P.C. – Pas vraiment. A l’époque le boom des ventes était motivé par l’alimentation d’un seul marché avec des eaux-de-vie vieilles vendues chères. On ne craignait pas de faire monter les cours, tant l’espoir régnait d’une « culbute des prix ». Aujourd’hui, la progression des ventes ne concerne pas un seul marché mais plusieurs et la croissance porte sur à peu près toutes les qualités. Par ailleurs, l’outil d’aide à la détermination de la QNV laisse espérer une production à l’équilibre, si tant est que la nature y consente. Enfin une grande différence existe par rapport à hier : la position des partenaires financiers qui, je le répète, constitue un élément à part entière de la filière. Sans justification précise, motivée, argumentée, je ne pense pas que l’on arrive à trouver des financements au même niveau et pour les mêmes quantités qu’en 1990. Et c’est heureux ! Je voudrais aussi saluer les viticulteurs qui ont contractualisé avec nous dans toutes les zones. Ils manifestent un sens du sérieux et de la fidélité qui me réjouit. Je crois qu’ils comprennent le métier que nous faisons.
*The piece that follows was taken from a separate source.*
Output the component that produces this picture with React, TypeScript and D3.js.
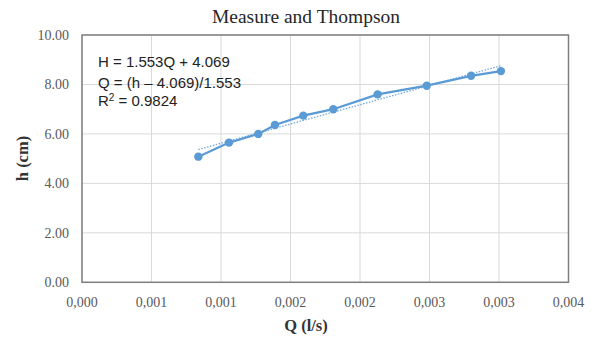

Ils voient que nous y passons beaucoup de temps, y consacrons beaucoup d’énergie et qu’en aucun cas nous ne faisons de tort à la filière.

L’Union syndicale regroupe environ 25 membres, parmi lesquels les maisons Camus, H. Mounier, Ferrand, Royer, Larsen, Gabrielsen, Tiffon, Château Paulet, Compagnie commerciale de Guyenne (CCG), Jean Filloux… Celles que l’on a coutume d’appeler les « PME du Cognac » fonctionnent pour la plupart sur la base d’un actionnariat familial, appartiennent rarement à un grand groupe. C’est Antoine Cuzange qui préside l’Union syndicale depuis une bonne quinzaine d’années. Les statuts interprofessionnels accordent à l’Union syndicale trois sièges à l’assemblée plénière – occupés à ce jour par les maisons Camus, H. Mounier et CCG – et un représentant au comité permanent de l’interprofession. Le syndicat a confié cette responsabilité à Philippe Coste (CCG).